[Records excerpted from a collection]
** start **

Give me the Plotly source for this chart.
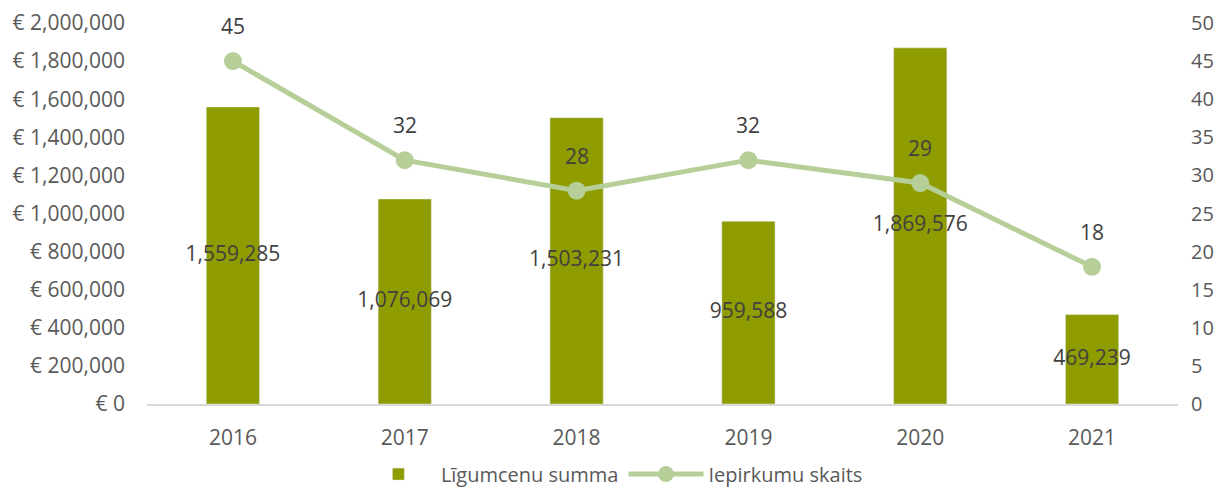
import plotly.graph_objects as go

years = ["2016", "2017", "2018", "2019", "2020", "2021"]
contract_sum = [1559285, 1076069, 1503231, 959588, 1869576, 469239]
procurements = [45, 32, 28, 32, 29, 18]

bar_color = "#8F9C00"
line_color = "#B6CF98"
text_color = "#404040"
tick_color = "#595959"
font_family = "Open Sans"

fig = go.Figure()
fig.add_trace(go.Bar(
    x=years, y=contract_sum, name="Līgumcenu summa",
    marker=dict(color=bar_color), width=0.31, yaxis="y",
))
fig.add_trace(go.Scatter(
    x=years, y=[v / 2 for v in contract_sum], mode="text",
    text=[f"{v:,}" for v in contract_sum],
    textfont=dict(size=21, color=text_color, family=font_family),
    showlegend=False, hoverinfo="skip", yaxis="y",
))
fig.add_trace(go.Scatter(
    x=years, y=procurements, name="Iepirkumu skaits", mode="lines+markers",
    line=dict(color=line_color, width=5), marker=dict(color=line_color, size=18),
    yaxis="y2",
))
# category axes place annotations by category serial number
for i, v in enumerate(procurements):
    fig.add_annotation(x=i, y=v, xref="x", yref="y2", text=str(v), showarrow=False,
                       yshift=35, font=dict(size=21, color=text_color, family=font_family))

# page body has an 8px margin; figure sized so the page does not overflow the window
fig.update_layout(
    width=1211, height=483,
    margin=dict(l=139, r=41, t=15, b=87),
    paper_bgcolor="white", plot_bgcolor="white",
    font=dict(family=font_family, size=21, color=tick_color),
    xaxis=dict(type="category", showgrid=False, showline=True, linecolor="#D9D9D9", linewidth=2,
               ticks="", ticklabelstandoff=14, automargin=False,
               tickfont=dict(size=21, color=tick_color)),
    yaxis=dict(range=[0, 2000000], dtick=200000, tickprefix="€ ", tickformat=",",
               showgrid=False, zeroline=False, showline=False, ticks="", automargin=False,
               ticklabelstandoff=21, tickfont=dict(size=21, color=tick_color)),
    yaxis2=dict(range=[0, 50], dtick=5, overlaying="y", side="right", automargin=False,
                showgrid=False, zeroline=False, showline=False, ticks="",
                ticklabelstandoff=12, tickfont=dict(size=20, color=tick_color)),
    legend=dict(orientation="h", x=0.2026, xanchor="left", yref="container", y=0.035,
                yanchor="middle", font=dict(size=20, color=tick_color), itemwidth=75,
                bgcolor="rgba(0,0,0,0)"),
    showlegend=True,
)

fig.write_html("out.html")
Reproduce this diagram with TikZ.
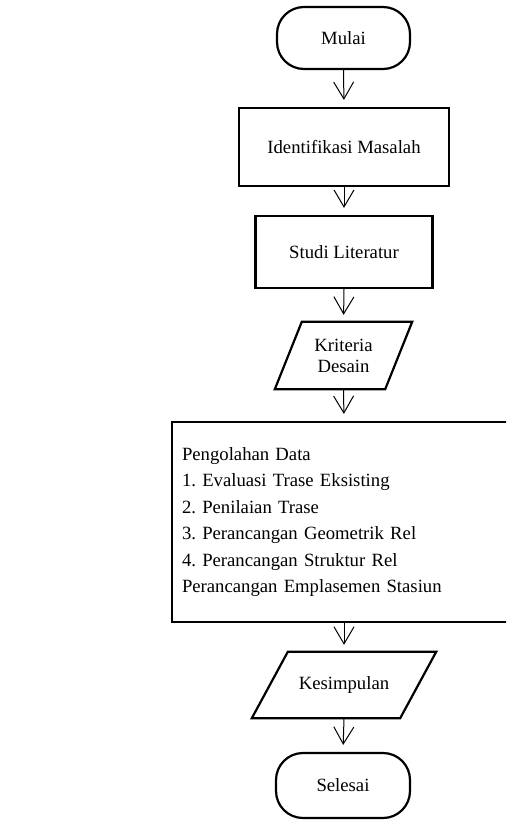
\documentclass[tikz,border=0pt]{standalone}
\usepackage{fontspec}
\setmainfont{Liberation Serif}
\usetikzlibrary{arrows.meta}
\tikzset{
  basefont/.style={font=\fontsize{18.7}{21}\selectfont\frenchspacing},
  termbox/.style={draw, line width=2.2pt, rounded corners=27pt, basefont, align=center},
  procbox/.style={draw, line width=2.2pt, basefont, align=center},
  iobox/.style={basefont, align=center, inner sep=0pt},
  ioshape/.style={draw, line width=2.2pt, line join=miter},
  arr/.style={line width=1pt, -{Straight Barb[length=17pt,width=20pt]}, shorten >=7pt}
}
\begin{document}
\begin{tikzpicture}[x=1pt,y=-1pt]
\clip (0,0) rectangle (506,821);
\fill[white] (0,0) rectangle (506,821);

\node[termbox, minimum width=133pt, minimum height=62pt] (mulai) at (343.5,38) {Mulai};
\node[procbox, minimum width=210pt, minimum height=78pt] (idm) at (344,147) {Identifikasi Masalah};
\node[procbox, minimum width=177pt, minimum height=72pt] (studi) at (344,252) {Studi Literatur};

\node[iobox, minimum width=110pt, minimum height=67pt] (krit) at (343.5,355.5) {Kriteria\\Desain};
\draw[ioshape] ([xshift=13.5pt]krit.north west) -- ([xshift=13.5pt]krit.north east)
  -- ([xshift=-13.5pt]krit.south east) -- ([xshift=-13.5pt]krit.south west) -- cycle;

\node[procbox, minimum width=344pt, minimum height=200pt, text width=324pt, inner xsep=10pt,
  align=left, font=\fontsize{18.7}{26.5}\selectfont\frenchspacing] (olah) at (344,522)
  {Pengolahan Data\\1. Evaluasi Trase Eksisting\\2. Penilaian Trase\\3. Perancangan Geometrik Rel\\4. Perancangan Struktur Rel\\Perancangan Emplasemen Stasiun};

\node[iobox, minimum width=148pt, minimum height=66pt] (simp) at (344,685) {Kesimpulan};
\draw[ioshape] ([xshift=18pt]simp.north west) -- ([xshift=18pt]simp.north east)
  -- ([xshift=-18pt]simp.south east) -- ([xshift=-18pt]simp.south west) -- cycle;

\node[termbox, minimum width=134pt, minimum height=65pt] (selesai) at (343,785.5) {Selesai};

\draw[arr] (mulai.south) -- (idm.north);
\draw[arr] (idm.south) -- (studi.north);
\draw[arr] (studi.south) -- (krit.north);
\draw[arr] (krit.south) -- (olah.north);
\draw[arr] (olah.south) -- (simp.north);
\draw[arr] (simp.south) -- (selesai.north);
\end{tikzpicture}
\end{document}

** end **
** start **

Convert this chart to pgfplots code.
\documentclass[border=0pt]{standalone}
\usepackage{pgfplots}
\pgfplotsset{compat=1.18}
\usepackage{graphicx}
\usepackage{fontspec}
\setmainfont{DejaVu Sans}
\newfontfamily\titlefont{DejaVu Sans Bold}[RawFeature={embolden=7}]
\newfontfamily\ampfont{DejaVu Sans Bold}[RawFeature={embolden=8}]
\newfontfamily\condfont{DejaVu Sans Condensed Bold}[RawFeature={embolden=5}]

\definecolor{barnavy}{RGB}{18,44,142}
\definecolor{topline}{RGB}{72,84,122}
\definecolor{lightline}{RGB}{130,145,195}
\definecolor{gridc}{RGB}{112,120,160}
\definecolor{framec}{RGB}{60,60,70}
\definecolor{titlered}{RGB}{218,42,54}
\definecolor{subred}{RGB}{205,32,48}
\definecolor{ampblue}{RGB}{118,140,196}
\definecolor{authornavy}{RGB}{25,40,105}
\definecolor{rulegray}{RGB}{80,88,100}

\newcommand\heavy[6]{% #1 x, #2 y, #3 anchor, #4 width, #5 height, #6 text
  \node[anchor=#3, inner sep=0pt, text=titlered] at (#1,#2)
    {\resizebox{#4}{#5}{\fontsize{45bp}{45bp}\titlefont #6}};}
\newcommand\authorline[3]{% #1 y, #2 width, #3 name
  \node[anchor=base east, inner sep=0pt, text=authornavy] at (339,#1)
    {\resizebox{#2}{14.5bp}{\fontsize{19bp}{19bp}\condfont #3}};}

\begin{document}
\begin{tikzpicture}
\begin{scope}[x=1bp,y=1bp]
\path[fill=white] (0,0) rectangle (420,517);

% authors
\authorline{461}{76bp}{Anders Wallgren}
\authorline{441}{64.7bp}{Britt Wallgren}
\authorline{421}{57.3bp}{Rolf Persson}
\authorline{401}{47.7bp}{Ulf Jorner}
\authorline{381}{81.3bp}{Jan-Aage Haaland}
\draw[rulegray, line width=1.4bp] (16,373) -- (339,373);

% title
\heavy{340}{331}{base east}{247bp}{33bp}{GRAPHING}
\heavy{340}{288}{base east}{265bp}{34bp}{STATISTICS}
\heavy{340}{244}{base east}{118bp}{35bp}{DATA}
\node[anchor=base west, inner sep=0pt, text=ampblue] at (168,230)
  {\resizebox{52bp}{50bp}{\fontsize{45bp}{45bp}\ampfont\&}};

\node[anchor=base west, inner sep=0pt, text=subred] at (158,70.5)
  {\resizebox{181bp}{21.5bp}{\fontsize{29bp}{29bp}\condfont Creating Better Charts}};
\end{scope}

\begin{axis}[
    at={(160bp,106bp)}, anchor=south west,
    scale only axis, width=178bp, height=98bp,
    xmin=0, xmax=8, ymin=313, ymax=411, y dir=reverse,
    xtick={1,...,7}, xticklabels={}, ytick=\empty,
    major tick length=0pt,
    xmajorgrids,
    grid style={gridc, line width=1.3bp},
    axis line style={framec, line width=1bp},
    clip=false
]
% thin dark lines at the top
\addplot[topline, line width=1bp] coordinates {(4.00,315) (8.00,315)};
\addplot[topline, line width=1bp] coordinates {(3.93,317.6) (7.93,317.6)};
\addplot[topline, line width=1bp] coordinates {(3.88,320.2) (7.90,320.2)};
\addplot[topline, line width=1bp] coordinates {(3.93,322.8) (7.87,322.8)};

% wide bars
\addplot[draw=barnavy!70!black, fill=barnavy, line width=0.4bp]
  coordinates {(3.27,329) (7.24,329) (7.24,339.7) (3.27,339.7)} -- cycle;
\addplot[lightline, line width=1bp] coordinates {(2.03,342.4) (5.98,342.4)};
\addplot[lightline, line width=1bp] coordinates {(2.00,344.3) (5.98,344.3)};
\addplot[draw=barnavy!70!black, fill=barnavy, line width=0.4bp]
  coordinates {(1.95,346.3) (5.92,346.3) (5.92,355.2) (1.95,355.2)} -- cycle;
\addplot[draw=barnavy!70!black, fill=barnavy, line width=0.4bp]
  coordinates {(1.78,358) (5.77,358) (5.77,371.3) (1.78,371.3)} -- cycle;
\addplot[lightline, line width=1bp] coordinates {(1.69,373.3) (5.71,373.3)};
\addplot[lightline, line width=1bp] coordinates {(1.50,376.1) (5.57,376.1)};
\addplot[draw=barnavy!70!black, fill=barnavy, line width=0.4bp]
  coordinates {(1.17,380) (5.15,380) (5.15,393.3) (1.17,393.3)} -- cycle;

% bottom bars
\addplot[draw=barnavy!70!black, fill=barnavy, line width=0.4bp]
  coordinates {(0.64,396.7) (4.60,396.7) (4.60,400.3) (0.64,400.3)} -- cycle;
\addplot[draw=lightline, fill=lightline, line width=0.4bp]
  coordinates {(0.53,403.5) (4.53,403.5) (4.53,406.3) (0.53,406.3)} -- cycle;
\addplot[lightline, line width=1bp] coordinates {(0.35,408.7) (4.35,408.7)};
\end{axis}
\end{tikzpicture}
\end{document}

** end **
** start **

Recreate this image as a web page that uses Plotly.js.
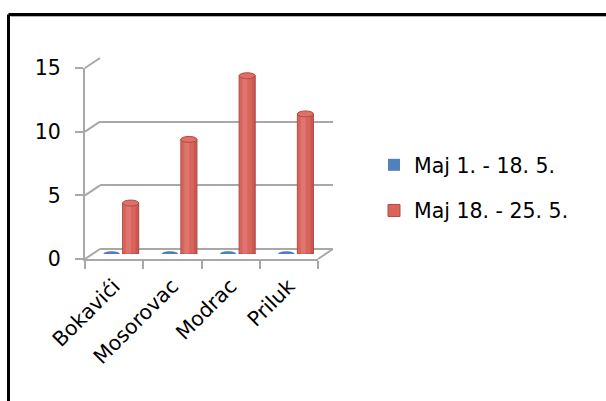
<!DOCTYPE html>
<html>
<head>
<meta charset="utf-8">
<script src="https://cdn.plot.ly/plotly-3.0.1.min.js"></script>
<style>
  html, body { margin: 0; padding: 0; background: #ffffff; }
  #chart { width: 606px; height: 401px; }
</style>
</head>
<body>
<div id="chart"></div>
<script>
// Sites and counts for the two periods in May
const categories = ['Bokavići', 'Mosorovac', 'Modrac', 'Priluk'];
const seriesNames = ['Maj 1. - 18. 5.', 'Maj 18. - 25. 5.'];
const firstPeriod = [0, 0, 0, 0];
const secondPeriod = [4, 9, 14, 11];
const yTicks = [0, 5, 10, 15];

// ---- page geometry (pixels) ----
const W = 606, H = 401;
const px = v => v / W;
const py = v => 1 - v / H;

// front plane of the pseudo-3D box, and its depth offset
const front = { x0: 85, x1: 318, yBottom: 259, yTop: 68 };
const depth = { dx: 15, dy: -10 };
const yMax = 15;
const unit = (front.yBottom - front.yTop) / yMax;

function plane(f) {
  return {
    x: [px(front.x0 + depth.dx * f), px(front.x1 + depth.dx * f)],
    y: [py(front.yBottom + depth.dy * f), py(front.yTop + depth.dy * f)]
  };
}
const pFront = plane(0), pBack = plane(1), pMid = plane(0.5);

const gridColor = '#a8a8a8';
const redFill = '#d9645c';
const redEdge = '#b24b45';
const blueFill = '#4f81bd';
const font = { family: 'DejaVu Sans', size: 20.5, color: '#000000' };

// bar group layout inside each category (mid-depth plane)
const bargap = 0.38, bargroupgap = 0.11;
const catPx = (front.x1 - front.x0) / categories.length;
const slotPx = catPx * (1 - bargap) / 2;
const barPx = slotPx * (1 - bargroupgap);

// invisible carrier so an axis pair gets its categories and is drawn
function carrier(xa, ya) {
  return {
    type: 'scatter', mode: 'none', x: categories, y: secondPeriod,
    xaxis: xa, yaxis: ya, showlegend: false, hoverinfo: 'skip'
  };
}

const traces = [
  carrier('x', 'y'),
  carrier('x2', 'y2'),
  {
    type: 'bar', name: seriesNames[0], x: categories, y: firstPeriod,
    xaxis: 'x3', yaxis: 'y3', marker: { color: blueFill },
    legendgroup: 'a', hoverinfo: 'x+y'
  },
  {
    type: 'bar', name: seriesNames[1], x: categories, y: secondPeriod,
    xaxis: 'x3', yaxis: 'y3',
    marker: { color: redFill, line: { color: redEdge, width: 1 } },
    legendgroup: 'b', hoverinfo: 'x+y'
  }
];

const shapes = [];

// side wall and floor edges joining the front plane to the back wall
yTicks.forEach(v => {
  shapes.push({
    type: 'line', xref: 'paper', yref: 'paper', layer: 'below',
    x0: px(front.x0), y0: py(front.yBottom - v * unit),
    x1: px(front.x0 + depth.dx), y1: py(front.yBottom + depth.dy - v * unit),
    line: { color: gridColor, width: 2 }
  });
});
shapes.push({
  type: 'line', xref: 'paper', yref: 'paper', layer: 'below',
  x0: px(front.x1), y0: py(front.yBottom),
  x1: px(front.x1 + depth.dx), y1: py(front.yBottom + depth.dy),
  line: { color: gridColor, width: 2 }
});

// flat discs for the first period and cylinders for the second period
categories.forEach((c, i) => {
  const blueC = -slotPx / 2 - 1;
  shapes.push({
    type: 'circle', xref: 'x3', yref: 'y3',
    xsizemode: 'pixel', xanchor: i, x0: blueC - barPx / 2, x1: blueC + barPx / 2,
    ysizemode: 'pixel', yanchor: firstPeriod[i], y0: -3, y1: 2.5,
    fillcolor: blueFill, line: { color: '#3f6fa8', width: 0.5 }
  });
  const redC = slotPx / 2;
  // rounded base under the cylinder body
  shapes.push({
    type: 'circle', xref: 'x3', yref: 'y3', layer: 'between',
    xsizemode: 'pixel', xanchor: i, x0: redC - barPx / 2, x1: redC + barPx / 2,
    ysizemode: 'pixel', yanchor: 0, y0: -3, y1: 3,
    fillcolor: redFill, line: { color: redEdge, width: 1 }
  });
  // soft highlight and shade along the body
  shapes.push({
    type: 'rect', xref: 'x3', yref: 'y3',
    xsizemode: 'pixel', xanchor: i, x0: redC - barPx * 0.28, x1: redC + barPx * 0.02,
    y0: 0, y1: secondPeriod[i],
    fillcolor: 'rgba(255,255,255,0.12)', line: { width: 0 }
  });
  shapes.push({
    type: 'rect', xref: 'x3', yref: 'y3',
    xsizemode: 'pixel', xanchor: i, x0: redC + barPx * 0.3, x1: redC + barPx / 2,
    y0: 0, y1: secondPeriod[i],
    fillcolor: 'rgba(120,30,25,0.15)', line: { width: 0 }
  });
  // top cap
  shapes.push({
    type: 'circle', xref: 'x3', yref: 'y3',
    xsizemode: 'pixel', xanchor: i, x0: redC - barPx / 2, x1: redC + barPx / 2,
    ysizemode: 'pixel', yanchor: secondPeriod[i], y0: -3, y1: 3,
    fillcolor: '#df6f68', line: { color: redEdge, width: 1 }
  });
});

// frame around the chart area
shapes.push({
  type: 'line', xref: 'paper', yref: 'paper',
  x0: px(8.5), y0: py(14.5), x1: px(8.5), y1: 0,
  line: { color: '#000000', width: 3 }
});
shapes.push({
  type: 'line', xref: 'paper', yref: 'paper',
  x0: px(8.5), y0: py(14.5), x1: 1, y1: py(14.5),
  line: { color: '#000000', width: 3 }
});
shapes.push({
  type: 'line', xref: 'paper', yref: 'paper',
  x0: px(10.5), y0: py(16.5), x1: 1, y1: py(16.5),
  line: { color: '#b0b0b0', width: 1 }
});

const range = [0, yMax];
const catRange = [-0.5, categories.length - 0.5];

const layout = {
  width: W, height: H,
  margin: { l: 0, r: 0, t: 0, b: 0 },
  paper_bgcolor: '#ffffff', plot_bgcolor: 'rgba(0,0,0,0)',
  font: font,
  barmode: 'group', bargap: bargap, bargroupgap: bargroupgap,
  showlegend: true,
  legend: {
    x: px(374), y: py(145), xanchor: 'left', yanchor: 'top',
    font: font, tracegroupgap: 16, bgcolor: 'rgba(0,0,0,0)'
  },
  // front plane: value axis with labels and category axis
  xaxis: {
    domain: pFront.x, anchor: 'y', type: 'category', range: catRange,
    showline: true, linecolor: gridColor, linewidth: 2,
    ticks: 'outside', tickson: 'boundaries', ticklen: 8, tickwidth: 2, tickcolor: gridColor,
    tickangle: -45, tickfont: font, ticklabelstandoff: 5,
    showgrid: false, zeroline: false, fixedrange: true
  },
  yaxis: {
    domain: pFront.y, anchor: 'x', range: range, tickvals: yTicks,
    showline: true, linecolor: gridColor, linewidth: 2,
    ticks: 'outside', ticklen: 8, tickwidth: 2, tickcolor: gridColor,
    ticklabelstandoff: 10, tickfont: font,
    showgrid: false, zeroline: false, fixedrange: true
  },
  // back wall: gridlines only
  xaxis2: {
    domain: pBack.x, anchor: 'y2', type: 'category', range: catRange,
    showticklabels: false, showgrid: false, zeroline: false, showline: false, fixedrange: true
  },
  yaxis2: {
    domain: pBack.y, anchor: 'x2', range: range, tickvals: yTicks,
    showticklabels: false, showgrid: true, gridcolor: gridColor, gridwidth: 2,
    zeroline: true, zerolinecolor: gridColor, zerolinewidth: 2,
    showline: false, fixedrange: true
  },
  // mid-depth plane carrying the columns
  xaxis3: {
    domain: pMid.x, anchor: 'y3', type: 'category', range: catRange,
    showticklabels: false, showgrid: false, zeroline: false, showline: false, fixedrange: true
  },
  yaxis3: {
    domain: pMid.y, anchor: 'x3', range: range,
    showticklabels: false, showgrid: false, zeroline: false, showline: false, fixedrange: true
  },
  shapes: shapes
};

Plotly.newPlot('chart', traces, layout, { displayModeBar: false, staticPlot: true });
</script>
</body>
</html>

** end **

Return exactly the lines from the one with "Recreate this image" to the one with "const py = v => 1 - v / H;", both ends kept, and only those. Images are left out.

Recreate this image as a web page that uses Plotly.js.
<!DOCTYPE html>
<html>
<head>
<meta charset="utf-8">
<script src="https://cdn.plot.ly/plotly-3.0.1.min.js"></script>
<style>
  html, body { margin: 0; padding: 0; background: #ffffff; }
  #chart { width: 606px; height: 401px; }
</style>
</head>
<body>
<div id="chart"></div>
<script>
// Sites and counts for the two periods in May
const categories = ['Bokavići', 'Mosorovac', 'Modrac', 'Priluk'];
const seriesNames = ['Maj 1. - 18. 5.', 'Maj 18. - 25. 5.'];
const firstPeriod = [0, 0, 0, 0];
const secondPeriod = [4, 9, 14, 11];
const yTicks = [0, 5, 10, 15];

// ---- page geometry (pixels) ----
const W = 606, H = 401;
const px = v => v / W;
const py = v => 1 - v / H;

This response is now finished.